Le coût du bouclier fiscal aurait dû, selon vos estimations, atteindre 810 millions d'euros en 2007. Nous en sommes fort loin.
En effet, seule une poignée de contribuables, soit 3 000 à 4 000 d'entre eux, auraient fait valoir leur droit à restitution. Qui sont-ils ? Ce sont essentiellement des familles dont la fortune se situe entre 7, 4 millions d'euros et plus de 15 millions d'euros.
Vous avez beau dire, monsieur le ministre, que le bouclier fiscal concerne également des personnes modestes, vous aurez quelques difficultés à convaincre !
Dans les faits, en lieu et place de quelque 77 000 foyers aux revenus plus modestes qui, possédant une maison dont la valeur avec la spéculation immobilière a atteint 770 000 euros, se voient assujettis à I'ISF et de quelques milliers de contribuables très modestes qui peuvent même escompter se faire rembourser leur taxe foncière, à qui observe-t-on que cela profite ?
On constate qu'un cadeau fiscal d'un montant de 50 503 euros, en moyenne, est fait à moins d'un dix millième des contribuables assujettis à l'impôt sur le revenu et même à moins de 1% des contribuables assujettis à l'ISF !
Pour obtenir une restitution de plus de 50 000 euros, en moyenne, il faut donc avoir un niveau d'imposition particulièrement élevé, quel que soit l'impôt retenu. Si l'on s'arrête à l'impôt sur le revenu, il faut être imposé au taux marginal de 40 %, voire très au-delà, puisqu'un revenu de 100 000 euros nets par part ne produit que 28 092 euros d'impôt.
La restitution, comme son nom l'indique, c'est ce qui dépasse les 60 % de prélèvement, soit la partie émergée de l'iceberg de l'impôt à payer. Le bouclier fiscal est donc non pas, pour l'heure, la réparation d'une fiscalité qui serait confiscatoire, mais juste un moyen d'optimisation fiscale de plus pour quelques milliers de privilégiés.

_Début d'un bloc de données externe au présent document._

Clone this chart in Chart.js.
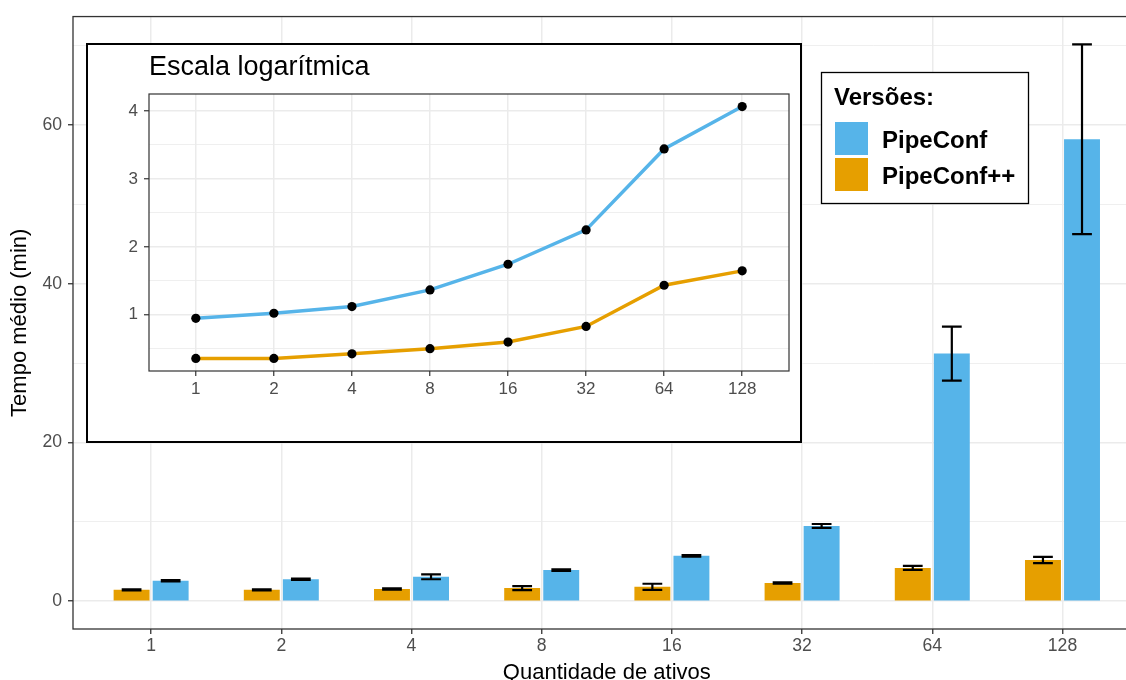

Dans Le Figaro du 6 juillet dernier, journal qui n'a pas pour habitude de contredire votre politique, monsieur le ministre, il était écrit : « Et, rien ne prouve que le nouveau dispositif - celui qui a ramené le plafonnement fiscal à 50 % dans la loi en faveur du travail, de l'emploi et du pouvoir d'achat, la loi TEPA -, bien plus attractif que le précédent, conduira davantage de foyers à réclamer leur chèque au fisc. Beaucoup parmi les dizaines de milliers de contribuables modestes sont convaincus qu'ils n'y ont pas droit. Ou pire, la majorité ne s'est même pas posé la question. Quant aux contribuables plus aisés, ils sont bien sûr informés de l'existence de ce dispositif, mais ils redoutent d'écoper d'un contrôle fiscal s'ils demandent leur chèque. »
Combien avons-nous vu de dispositifs d'incitation fiscale - le bouclier fiscal en est un -, annoncés avec force efforts de communication et de publicité, ne pas rencontrer finalement le succès escompté auprès de la population ?
Regardez simplement, pour ne donner qu'un exemple récent, le cas du dispositif relatif aux heures supplémentaires instauré par la loi TEPA, qui ne connaît pas le moins du monde le succès attendu au regard de la dépense qui figure à ce titre dans le collectif budgétaire de fin d'année !
Pour en finir avec ce bouclier fiscal, comment ne pas pointer du doigt que, si une dépense fiscale concerne moins de 1 % des contribuables du pays - c'est ici le cas - et porte sur moins de 1 % du total des impôts visés - c'est encore une fois ici le cas -, c'est qu'elle ne remplit pas ses objectifs généraux et paraît dépourvue de la moindre incidence sur la vie économique du pays ?
C'est sous le bénéfice de ces observations que nous vous invitons à adopter cet amendement.